MINGORA, Pakistan (Reuters) – Pakistani Taliban militants have released unharmed a group of schoolboys they abducted on suspicion of spying for the security forces, police said on Thursday.
Police in the Swat valley, northwest of Islamabad, had earlier said about a dozen children, aged 8 to 11, had been kidnapped from outside their school on Tuesday and authorities were negotiating with militants for their release.
But Swat police chief Dilawar Bangash told Reuters on Thursday seven schoolboys aged between 15 and 19, had been kidnapped and all had been released.
“Our earlier information was based on reports from sources and people in the area,” Bangash said in Swat’s main town of Mingora.
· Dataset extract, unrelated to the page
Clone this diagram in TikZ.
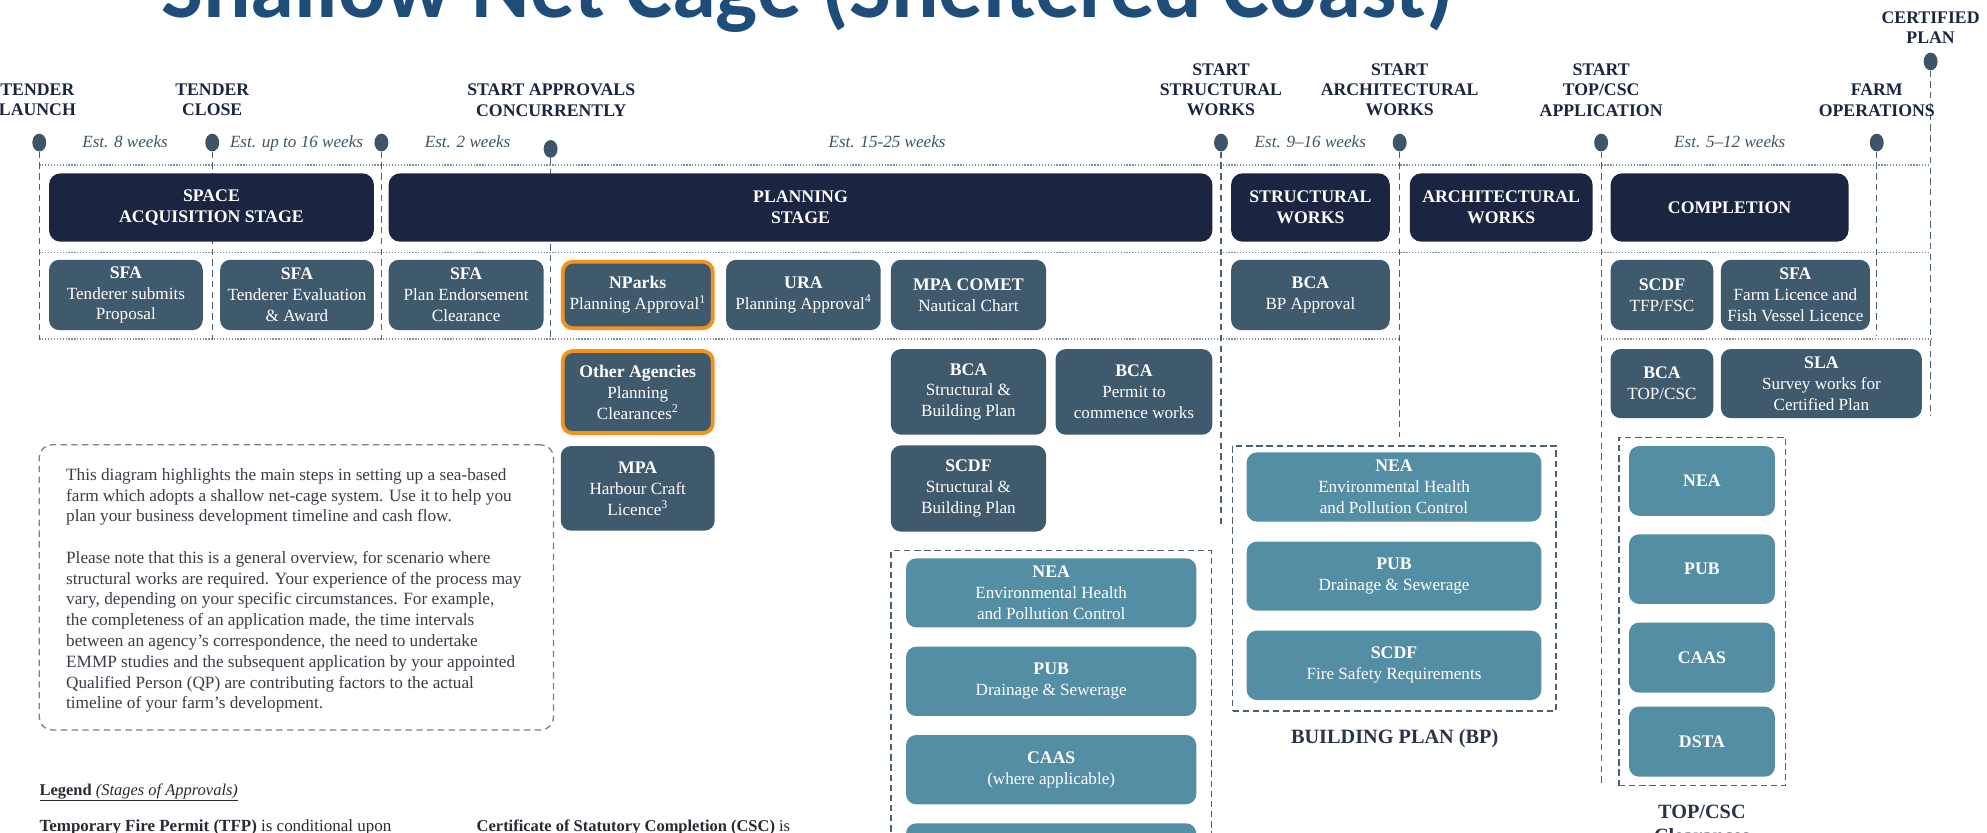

“Now we have confirmed reports that they were seven in number, all teenagers, and all have been returned to their homes.”
A militant spokesman, Muslim Khan, confirmed that the schoolboys had been released after assurances from their parents that they would not get involved in any anti-militant activities.
Militant violence has intensified in northwest Pakistan this year with a spate of suicide bombings and attacks on security forces and political leaders in which hundreds of people have been killed.
The militants have also kidnapped people and executed suspected spies. They have also occasionally tried to recruit schoolchildren.
Swat was one of Pakistan’s main tourist destinations until early last year, when militants flocked in from sanctuaries on the Afghan border to support a radical cleric in the area.
Intermittent fighting in the valley increased again in August. The military has also been fighting insurgents in the Bajaur region on the Afghan border, west of Swat, since August.